Je suis affectée à l'usine qui fabrique des couverts de table.
Les trois premiers jours, je travaille de 6h du matin à 14h dans une
salle de tri ,réservée en général aux personnes âgées; nous manipulons
pendant des heures, cuillères fourchettes et couteaux que nous sortons
des caisses pour les ranger dans d'autres afin qu'ils subissent les
dernières retouches de chromage et polissage.
Un matin, je suis envoyée directement devant les machines. C'est une
salle immense dont les murs et le sol sont recouverts de projection
d'huile et de limaille ; le bruit est infernal car douze machoires tournent
en cadence régulière au-dessus d'immenses rouleaux de polissage.
J'ai le coeur qui se serre car je pense que je ne vais pas tenir le coup.
Pourtant, après deux jours passés dans cette ambiance, je demande
à rester dans la salle des machines et mon choix me surprend.
Moi qui, en France, était attachée de direction, toujours tirée à quatre
épingles et ne recevant que sur rendez-vous, comment puis-je trouver
un intérêt quelconque à ce travail d'usine d'ou l'on sort taché de
graisse et rompu de fatigue? Pourtant, j'aime ce que je fais parce que
je me mesure à des éléments nouveaux en ce qui me concerne.
Avant, je travaillais avec mon cerveau, maintenant, j'utilise mes mains ;
j'étais assise huit heures par jour dans un bureau confortable, je dois
me tenir six heures debout, face à des engins bruyants et sales et de
surcroit, il y a cette ambiance muette, du fait du bruit, où nous devons
nous comprendre uniquement par gestes.
Alors que je travaille depuis plus de deux mois dans le cadre que je viens
de décrire, je suis brutalement affectée aux champs car la période des
melons vient de commencer et nous sommes tous réquisitionnés.pour
ce travail.
Le choc est rude pour moi car je me sens parfaitement intégrée à l'équipe
et je n'ai pas envie de la quitter. Mais dans un kibboutz, il n'existe pas de
décision personnelle ; seul, l'intérêt de la communauté prime; cela aussi
est difficile à admettre pour un esprit français, donc indépendant.

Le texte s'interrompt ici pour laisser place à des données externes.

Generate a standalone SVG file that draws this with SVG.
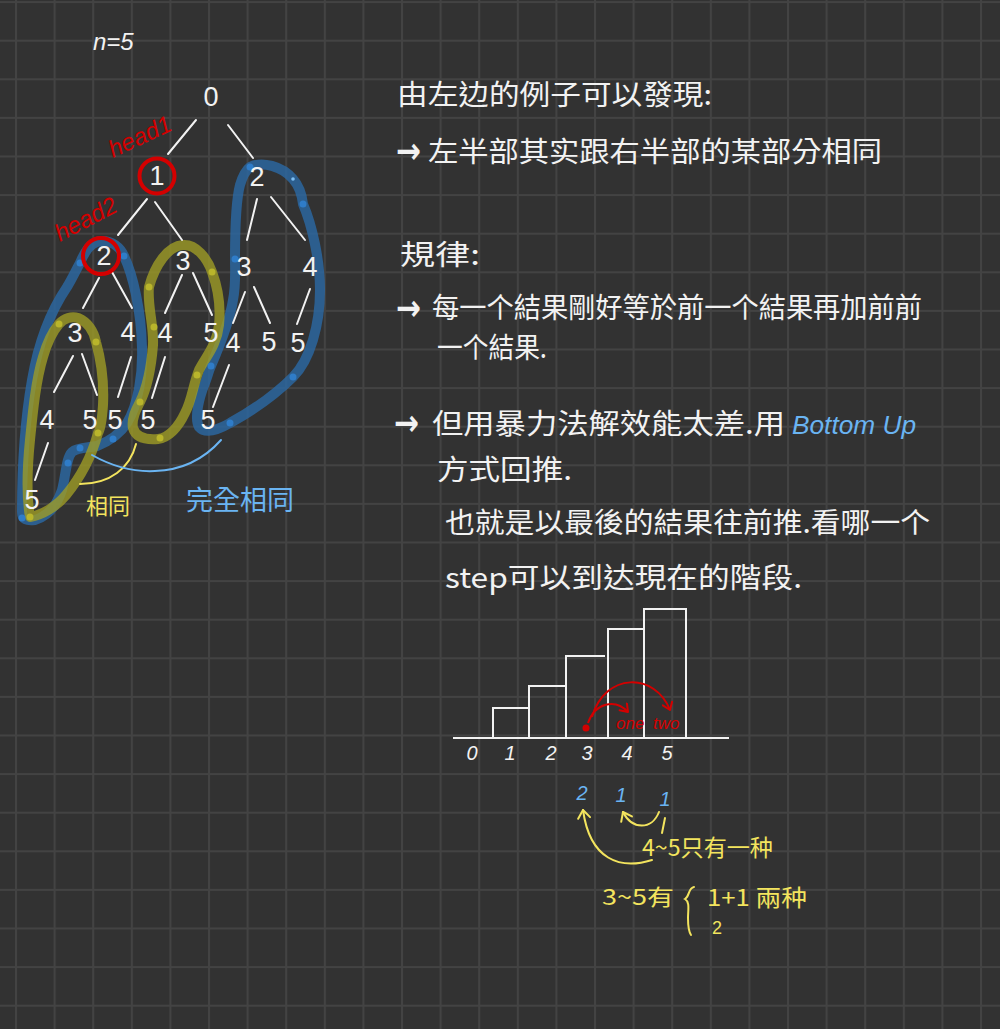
<svg xmlns="http://www.w3.org/2000/svg" width="1000" height="1029" viewBox="0 0 1000 1029">
<defs>
<pattern id="grid" x="15" y="1.1" width="38.6" height="38.6" patternUnits="userSpaceOnUse">
<path d="M1,0 V38.6 M0,1 H38.6" stroke="#434343" stroke-width="2" fill="none"/>
</pattern>
<marker id="arR" markerWidth="12" markerHeight="12" refX="9" refY="6" orient="auto" markerUnits="userSpaceOnUse">
<path d="M2,1 L9,6 L2,11" fill="none" stroke="#d40000" stroke-width="2" stroke-linecap="round" stroke-linejoin="round"/>
</marker>
<marker id="arY" markerWidth="14" markerHeight="14" refX="10" refY="7" orient="auto" markerUnits="userSpaceOnUse">
<path d="M2,1 L10,7 L2,13" fill="none" stroke="#f3e45e" stroke-width="2" stroke-linecap="round" stroke-linejoin="round"/>
</marker>
</defs>
<style>
.num{font-family:"Liberation Sans","DejaVu Sans",sans-serif;font-size:27px;fill:#f2f2f2;text-anchor:middle}
.edge{stroke:#f2f2f2;stroke-width:2;stroke-linecap:round;fill:none}
.cjk{font-family:"Noto Sans CJK TC","Noto Sans CJK SC",sans-serif;font-size:28px;fill:#f2f2f2}
.arrow{font-family:"DejaVu Sans",sans-serif;font-weight:bold;font-size:36px;fill:#f2f2f2}
.bb{fill:none;stroke:#2a6aa8;stroke-opacity:0.78;stroke-width:10;stroke-linejoin:round}
.yb{fill:none;stroke:#a09d25;stroke-opacity:0.78;stroke-width:10;stroke-linejoin:round}
.bd{fill:#2f7cc8}
.yd{fill:#b9b52b}
.red{fill:none;stroke:#d40000;stroke-width:4}
.redt{font-family:"Liberation Sans",sans-serif;font-style:italic;fill:#d40000}
.yel{fill:#f3e45e}
.yels{fill:none;stroke:#f3e45e;stroke-width:2;stroke-linecap:round}
.blu{fill:#6ab4f2}
.bar{fill:none;stroke:#f2f2f2;stroke-width:2}
.ax{font-family:"Liberation Sans",sans-serif;font-style:italic;font-size:20px;fill:#f2f2f2;text-anchor:middle}
</style>
<rect width="1000" height="1029" fill="#323232"/>
<rect width="1000" height="1029" fill="url(#grid)"/>

<g id="highlights">
<path class="bb" d="M80,263 C86,248 93,241 102,241 C112,241 120,247 124,256 C133,275 141,310 142,347 C143,375 138,405 127,423 C120,434 110,441 97,446 C88,448 78,447 72,452 C66,458 66,475 62,490 C57,505 48,516 35,520 C27,521 22,520 22,512 C22,470 25,420 32,380 C38,345 48,315 67,287 C72,279 76,270 80,263 Z"/>
<path class="bb" d="M250,167 C262,161 282,166 293,179 C300,187 302,195 303,204 C312,225 320,260 320,290 C320,325 310,360 293,377 C275,395 250,412 230,423 C218,430 205,434 199,427 C194,418 199,398 205,383 C208,375 209,370 211,366 C220,345 230,320 233,300 C236,285 235,270 235,259 C235,235 236,200 240,185 C243,175 246,170 250,167 Z"/>
<path class="yb" d="M59,324 C64,318 72,316 78,318 C88,322 94,332 96,342 C101,360 104,385 103,405 C102,420 100,430 98,433 C92,455 80,478 66,495 C56,507 42,515 30,517 C27,500 27,470 30,440 C33,410 36,380 43,357 C47,343 53,331 59,324 Z"/>
<path class="yb" d="M149,287 C155,265 168,246 183,245 C196,244 207,258 212,272 C218,288 221,305 219,325 C217,345 205,358 199,370 C193,385 192,400 185,413 C178,428 168,438 158,439 C146,440 136,438 133,428 C131,418 137,408 140,402 C146,390 151,370 153,345 C154,325 147,305 149,287 Z"/>
<circle class="bd" cx="80" cy="263" r="3.5"/><circle class="bd" cx="124" cy="256" r="3.5"/><circle class="bd" cx="113" cy="439" r="3.5"/><circle class="bd" cx="80" cy="448" r="3.5"/><circle class="bd" cx="68" cy="463" r="3.5"/><circle class="bd" cx="22" cy="518" r="3.5"/>
<circle class="bd" cx="250" cy="167" r="3.5"/><circle class="bd" cx="303" cy="204" r="3.5"/><circle class="bd" cx="235" cy="259" r="3.5"/><circle class="bd" cx="211" cy="366" r="3.5"/><circle class="bd" cx="293" cy="377" r="3.5"/><circle class="bd" cx="230" cy="423" r="3.5"/>
<circle cx="293" cy="179" r="1.8" fill="#7ec0f5"/>
<circle class="yd" cx="59" cy="324" r="3.5"/><circle class="yd" cx="96" cy="342" r="3.5"/><circle class="yd" cx="98" cy="433" r="3.5"/><circle class="yd" cx="30" cy="517" r="3.5"/>
<circle class="yd" cx="149" cy="287" r="3.5"/><circle class="yd" cx="212" cy="272" r="3.5"/><circle class="yd" cx="154" cy="327" r="3.5"/><circle class="yd" cx="197" cy="375" r="3.5"/><circle class="yd" cx="160" cy="438" r="3.5"/><circle class="yd" cx="140" cy="402" r="3.5"/>
</g>

<g id="connectors">
<line class="edge" x1="196" y1="120" x2="168" y2="154"/>
<line class="edge" x1="228" y1="125" x2="253" y2="158"/>
<line class="edge" x1="147" y1="199" x2="118" y2="235"/>
<line class="edge" x1="155" y1="202" x2="182" y2="240"/>
<line class="edge" x1="257" y1="199" x2="247" y2="240"/>
<line class="edge" x1="271" y1="197" x2="305" y2="240"/>
<line class="edge" x1="99" y1="278" x2="83" y2="308"/>
<line class="edge" x1="112" y1="272" x2="132" y2="308"/>
<line class="edge" x1="182" y1="275" x2="165" y2="313"/>
<line class="edge" x1="193" y1="273" x2="212" y2="315"/>
<line class="edge" x1="245" y1="292" x2="233" y2="323"/>
<line class="edge" x1="254" y1="287" x2="270" y2="323"/>
<line class="edge" x1="310" y1="289" x2="297" y2="324"/>
<line class="edge" x1="73" y1="356" x2="54" y2="392"/>
<line class="edge" x1="82" y1="354" x2="97" y2="395"/>
<line class="edge" x1="131" y1="357" x2="118" y2="397"/>
<line class="edge" x1="165" y1="357" x2="152" y2="398"/>
<line class="edge" x1="229" y1="365" x2="213" y2="407"/>
<line class="edge" x1="48" y1="443" x2="35" y2="480"/>
<path d="M136,444 C130,468 110,484 80,484" fill="none" stroke="#f3e45e" stroke-width="2" stroke-linecap="round"/>
<path d="M92,455 C115,468 135,472 155,471 C185,470 205,458 221,440" fill="none" stroke="#6ab4f2" stroke-width="2" stroke-linecap="round"/>
</g>

<text x="93" y="50" font-family="Liberation Sans,sans-serif" font-style="italic" font-size="24" fill="#f2f2f2">n=5</text>

<g id="n0"><text class="num" x="211" y="106">0</text></g>
<g id="n1"><circle class="red" cx="157" cy="176" r="17.5"/><text class="num" x="157" y="185">1</text></g>
<g id="n2"><text class="num" x="257" y="186">2</text></g>
<g id="n3"><circle class="red" cx="101" cy="256" r="18"/><text class="num" x="104" y="265">2</text></g>
<g id="n4"><text class="num" x="183" y="270">3</text></g>
<g id="n5"><text class="num" x="244" y="276">3</text></g>
<g id="n6"><text class="num" x="310" y="276">4</text></g>
<g id="n7"><text class="num" x="75" y="342">3</text></g>
<g id="n8"><text class="num" x="128" y="341">4</text></g>
<g id="n9"><text class="num" x="165" y="342">4</text></g>
<g id="n10"><text class="num" x="211" y="342">5</text></g>
<g id="n11"><text class="num" x="233" y="352">4</text></g>
<g id="n12"><text class="num" x="269" y="351">5</text></g>
<g id="n13"><text class="num" x="298" y="352">5</text></g>
<g id="n14"><text class="num" x="47" y="429">4</text></g>
<g id="n15"><text class="num" x="90" y="429">5</text></g>
<g id="n16"><text class="num" x="115" y="429">5</text></g>
<g id="n17"><text class="num" x="148" y="429">5</text></g>
<g id="n18"><text class="num" x="208" y="429">5</text></g>
<g id="n19"><text class="num" x="32" y="509">5</text></g>

<text class="redt" x="113" y="158" font-size="24" transform="rotate(-25 113 158)">head1</text>
<text class="redt" x="60" y="242" font-size="24" transform="rotate(-28 60 242)">head2</text>

<text x="86" y="514" font-family="Noto Sans CJK TC,Noto Sans CJK SC,sans-serif" font-size="22" class="yel">相同</text>
<text x="186" y="510" font-family="Noto Sans CJK TC,Noto Sans CJK SC,sans-serif" font-size="27" class="blu">完全相同</text>

<g id="notes">
<text class="cjk" x="397" y="105" textLength="315" lengthAdjust="spacingAndGlyphs">由左边的例子可以發現:</text>
<text class="arrow" x="396" y="163" textLength="25" lengthAdjust="spacingAndGlyphs">→</text>
<text class="cjk" x="428" y="162" font-size="29" textLength="454" lengthAdjust="spacingAndGlyphs">左半部其实跟右半部的某部分相同</text>
<text class="cjk" x="400" y="265" textLength="80" lengthAdjust="spacingAndGlyphs">規律:</text>
<text class="arrow" x="396" y="320" textLength="25" lengthAdjust="spacingAndGlyphs">→</text>
<text class="cjk" x="432" y="318" textLength="490" lengthAdjust="spacingAndGlyphs">每一个結果剛好等於前一个結果再加前前</text>
<text class="cjk" x="437" y="358" textLength="110" lengthAdjust="spacingAndGlyphs">一个結果.</text>
<text class="arrow" x="394" y="435" textLength="25" lengthAdjust="spacingAndGlyphs">→</text>
<text class="cjk" x="432" y="434" textLength="353" lengthAdjust="spacingAndGlyphs">但用暴力法解效能太差.用</text>
<text x="792" y="434" font-family="Liberation Sans,sans-serif" font-style="italic" font-size="26" class="blu" textLength="124" lengthAdjust="spacingAndGlyphs">Bottom Up</text>
<text class="cjk" x="437" y="480" textLength="135" lengthAdjust="spacingAndGlyphs">方式回推.</text>
<text class="cjk" x="445" y="533" textLength="485" lengthAdjust="spacingAndGlyphs">也就是以最後的結果往前推.看哪一个</text>
<text class="cjk" x="445" y="588" textLength="357" lengthAdjust="spacingAndGlyphs">step可以到达現在的階段.</text>
</g>

<g id="stairs">
<line class="bar" x1="453" y1="738" x2="729" y2="738"/>
<path class="bar" d="M493,738 V708 H529 V738 M529,708 V686 H566 V738 M566,686 V656 H605 M608,738 V629 H644 V738 M644,629 V609 H686 V738"/>
<text class="ax" x="472" y="760">0</text>
<text class="ax" x="510" y="760">1</text>
<text class="ax" x="551" y="760">2</text>
<text class="ax" x="587" y="760">3</text>
<text class="ax" x="627" y="760">4</text>
<text class="ax" x="667" y="760">5</text>
<circle cx="586" cy="728" r="3.5" fill="#d40000"/>
<path d="M588,723 C595,703 615,698 628,712" fill="none" stroke="#d40000" stroke-width="2" marker-end="url(#arR)"/>
<path d="M592,717 C605,672 655,672 670,710" fill="none" stroke="#d40000" stroke-width="2" marker-end="url(#arR)"/>
<text class="redt" x="616" y="729" font-size="17">one</text>
<text class="redt" x="653" y="729" font-size="17">two</text>
</g>

<g id="counts">
<text x="582" y="800" font-family="Liberation Sans,sans-serif" font-style="italic" font-size="20" class="blu" text-anchor="middle">2</text>
<text x="621" y="802" font-family="Liberation Sans,sans-serif" font-style="italic" font-size="20" class="blu" text-anchor="middle">1</text>
<text x="665" y="806" font-family="Liberation Sans,sans-serif" font-style="italic" font-size="20" class="blu" text-anchor="middle">1</text>
<line class="yels" x1="665" y1="818" x2="662" y2="833"/>
<path class="yels" d="M659,812 C652,830 632,830 623,812" marker-end="url(#arY)"/>
<path class="yels" d="M652,860 C620,870 590,860 583,810" marker-end="url(#arY)"/>
<text x="642" y="856" font-family="Noto Sans CJK TC,Noto Sans CJK SC,sans-serif" font-size="23" class="yel" textLength="131" lengthAdjust="spacingAndGlyphs">4~5只有一种</text>
<text x="602" y="905" font-family="Noto Sans CJK TC,Noto Sans CJK SC,sans-serif" font-size="22" class="yel" textLength="72" lengthAdjust="spacingAndGlyphs">3~5有</text>
<path class="yels" d="M694,887 C688,888 690,896 685,899 C690,902 688,910 688,918 C688,926 689,932 691,935"/>
<text x="707" y="906" font-family="Noto Sans CJK TC,Noto Sans CJK SC,sans-serif" font-size="23" class="yel" textLength="100" lengthAdjust="spacingAndGlyphs">1+1 兩种</text>
<text x="712" y="934" font-family="Liberation Sans,sans-serif" font-size="18" class="yel">2</text>
</g>
</svg>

C'est un peu la mort dans l'âme que je pars pour les champs tous les
matins à 5 heures, persuadée que cette fois, je vais flancher, d'une
part parce que je pense que physiquement ce sera trop pénible et
d'autre part parce que durant tout ce temps passé au kibboutz, mon moral
n'a pas toujours été bon. Les premiers temps, j'avais tout à découvrir, ce
qui occupait mes moments de loisirs,mais dans un cercle aussi fermé
que peut l'être un kibboutz, on parvient très vite à une sorte de routine ;
on voit pratiquement toujours les mêmes personnes on tient à peu près
toujours les mêmes conversations, ce dont je me suis finalement lassée.
Quant à mes rapports avec les volontaires, ils étaient excellents mais je
commençais à être fatiguée de ces nuits sans sommeil dûes aux
nombreuses fêtes données par les uns et les autres à grand renfort de
cris et de musique et ce, jusqu'à l'aube.
Pourtant j'ai, là aussi, tenu le coup, soulevant durant des heures des seaux
remplis de fruits murs et pesant entre 10 et 15 kgs, trié des tonnes de
melons en fonction de leur couleur, de leur forme, de leur grosseur.
Moshé, membre du kibboutz, responsable de ce travail, m'a beaucoup épaulée,
pétillant d'intelligence et de dynamisme, on ne peut imaginer le potentiel
de facultées qu'il possède.C'est chez Olga d'origine roumaine, arrivée à
Nir-Am il y a près de 40 ans, au début de la création de celui-ci, que
j'étais invitée à tout moment, d'autant plus qu'elle raffolait converser
en français.C'est Stéphen, ce jeune volontaire allemand qui se posait
beaucoup de questions sur le rôle que son pays a joué voici 40 ans et qui
est venu ici pour mieux comprendre ce peuple qui a été opprimé par le sien
et peut-être aussi pour demander pardon.?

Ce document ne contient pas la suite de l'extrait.